Microsoft apparently still doesn't quite understand the concept of case-sensitivity in filenames & URLs and just changed to, in turn breaking a ton of canonical URLs and references.

It's incredible how shortsighted and oblivious a company of that size can be, really 🙄

@fribbledom so many times I've had to fix case-sensitivity at work by checking out into linux, recommitting & telling everyone "delete that file & pull, trust me on this"

@FNB_Japan @fribbledom that's what I'm trying to figure out. I thought maybe it was branding, but I can't find any evidence for that

@fribbledom Why am I not surprised? They've been breaking links on MSDN for years. I guess it's only right that they try it with Github, too.

@fribbledom And there you have it, Microsoft strategy in a nutshell.
New tech not ours?::
Embrace, Extend, Take as our own. Damage it so no one else can use it.

@fribbledom ehh no? GitHub redirects any name change. and ignores any casing in the URL:


That's great for GitHub, but it still breaks build systems, imports, caches, image links and other references, because they are now pointing to a different canonical name.


Some of their own repositories use external services, like TravisCI, which now have broken links & references.

Try to click the build badge on and see where it takes you.

@fribbledom blaming Microsoft for a feature in GitHub that other platforms didn't implement or foresee is not the way to go


I'm not sure breaking W3C's standards and various RFCs (3986 as one example) is something I'd call a feature.

Besides that, it's ignoring the case-sensitivity handling git itself imposes, the very tool it builds upon. Keep calling it what you want, it leads to real-world problems and that's what I call a bug.

@fribbledom you can change your username or repository name in GitHub, changing from capital M to lowercase m is a name change. this is supposed to be expected by all platforms using GitHub. all current checked out git repos will stay working. only thing "broken" is cache and apparently Travis who ignored a feature of GitHub.

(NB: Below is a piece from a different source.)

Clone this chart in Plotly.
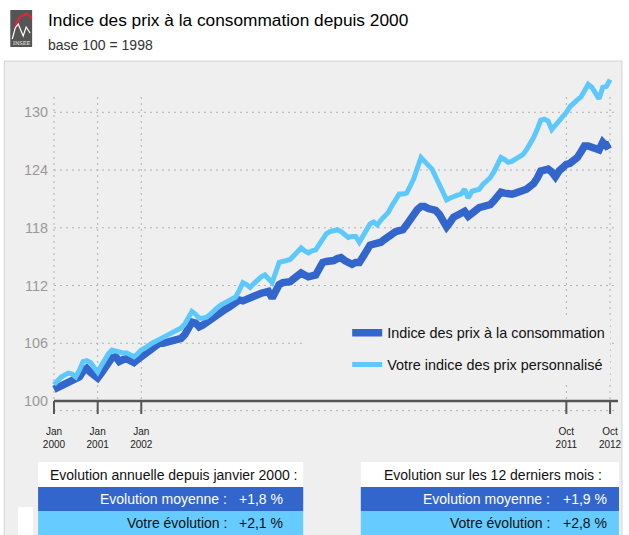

@eater @fribbledom Github exists in the real world where real people use it, not some fantasy-land where all software doesn’t have bugs or quirks. This is a change that breaks stuff, and they should reverse it, announce it and then do it later if they really need to change it (I don’t see why other for weird esthetic reasons).

@fribbledom @eater but the trailer for the terminal looked good. That's all that matters

@fribbledom I love how quickly celebration turns into "we just broke a lot of things" in that thread.

@fribbledom it seems to me that a lot of tools that use git don't follow redirects.

@fribbledom to be fair ( Microsoft never really got on board with case sensitivity.

@fribbledom Reading through the back-and-forth involving the original committer, it seems clear they knew this would make a mess but chose to proceed anyway.

Odd decision. 🤔

Was it because #Windows filesystems are case insensitive and someone from #Microsoft thought #GitHub runs not on Linux? 🤣


That's part of the problem, as it still changes the canonical name of everything within that namespace: build systems, caches, image references and a bunch of other things will break - as they treat URLs case-sensitively as various RFCs and the W3C suggest.

I guess Microsoft is just learning that lesson now.

@fribbledom I guess I'm just confused why that will happen, since it's not a re-writing case insensitivity. Like, an example of an actual situation where this would cause a problem.

I see why it's potentially an issue but I'm having trouble wrapping my head around the actual impact.


Just a few examples:

Many projects link their GitHub namespace with other services like CIs, Linters, Test Badges, Doc Generators and so on. They usually treat URLs case-sensitively, which now leads to broken references. Try to click the build badge on one of their own projects, and see where it takes you:

Some build systems will fail as they check out dependencies including the full canonical namespace, and now can't find the uppercase version in the filesystem.

@fribbledom Ah, thanks–got it now 👍 sorry to bother you


No need to apologize, I never feel bothered to respond to sensible, intelligent questions!

It also clearly isn't super obvious this would lead to issues, which is why Microsoft probably ended up in this situation to begin with.